The Ising model is a mathematical description of ferromagnetism in statistical mechanics and has become a generalised mathematical model for handling phase transitions in statistics. 

The paper showed that the OPU — an oscillator-based Ising machine instantiated as a breadboard — could solve random MAX-CUT problems with 98 per cent success. MAX-CUT is a CO benchmark problem where the solution is to produce a maximum cut (combination of options) no larger than any other cut.

The paper argues: “Solutions are obtained within five oscillator cycles, and the time-to-solution has been demonstrated to scale directly with oscillator frequency. We present scaling analysis which suggests that large coupled oscillator networks may be used to solve computationally intensive problems faster and more efficiently than conventional algorithms. The proof-of-concept system presented here provides the foundation for realizing such larger scale systems using existing hardware technologies and could pave the way towards an entirely novel computing paradigm.”

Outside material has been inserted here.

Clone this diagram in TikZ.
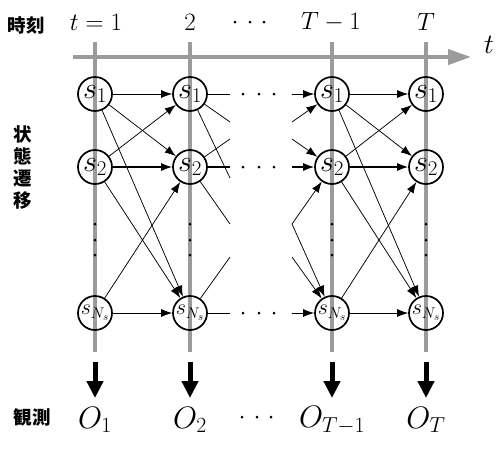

Update. We now understand that Sync is focusing on software rather than hardware for its initial product with hardware becoming necessary as the problem scales.

Sync versus NetApp’s Spot

Chou sent us his views on how Sync’s technology relates to NetApp Spot, saying: “Our solution goes much deeper technically than theirs, in fact you can use us on top of Spot (Duolingo is already using Spot).  The gains we got for them were on top of Spot instances.

“Fundamentally we deploy a level of optimisation that goes from the application down to the hardware, which is how we’re able to get even more gains. We are not just cost based, we can accelerate jobs as well.  We let companies choose if they want to go faster, cheaper or both.

“We are also cloud platform-agnostic, we work with AWS EMR, Databricks, etc.  Whereas [NetApp’s] Data Mechanics is only Spark on Kubernetes within the NETapp ecosystem.

“Longer term our “Orchestrator” product goes into cluster level scheduling to perform a global optimisation of all resources and applications; something nobody else is doing.”

Comment

Sync Computing’s OPU could optimise large-scale public cloud resources better, meaning faster and at lower cost. Dynamically too — beyond the point where conventional server processors and even GPUs give up. It is very early days for this startup, but its area of focus is the core of NetApp’s CloudOps business unit.

Earlier this month data protector Cobalt Iron said it had been awarded a patent that covered technology for the optimal use of on-premises and public cloud resources. This technology is based on operational and infrastructure analytics and responds to changing conditions; it’s dynamic. 

We have two established companies highlighting software approaches to solving the public cloud CO problem. If they have identified a large enough problem that is growing then Sync Computing has a good shot at making it.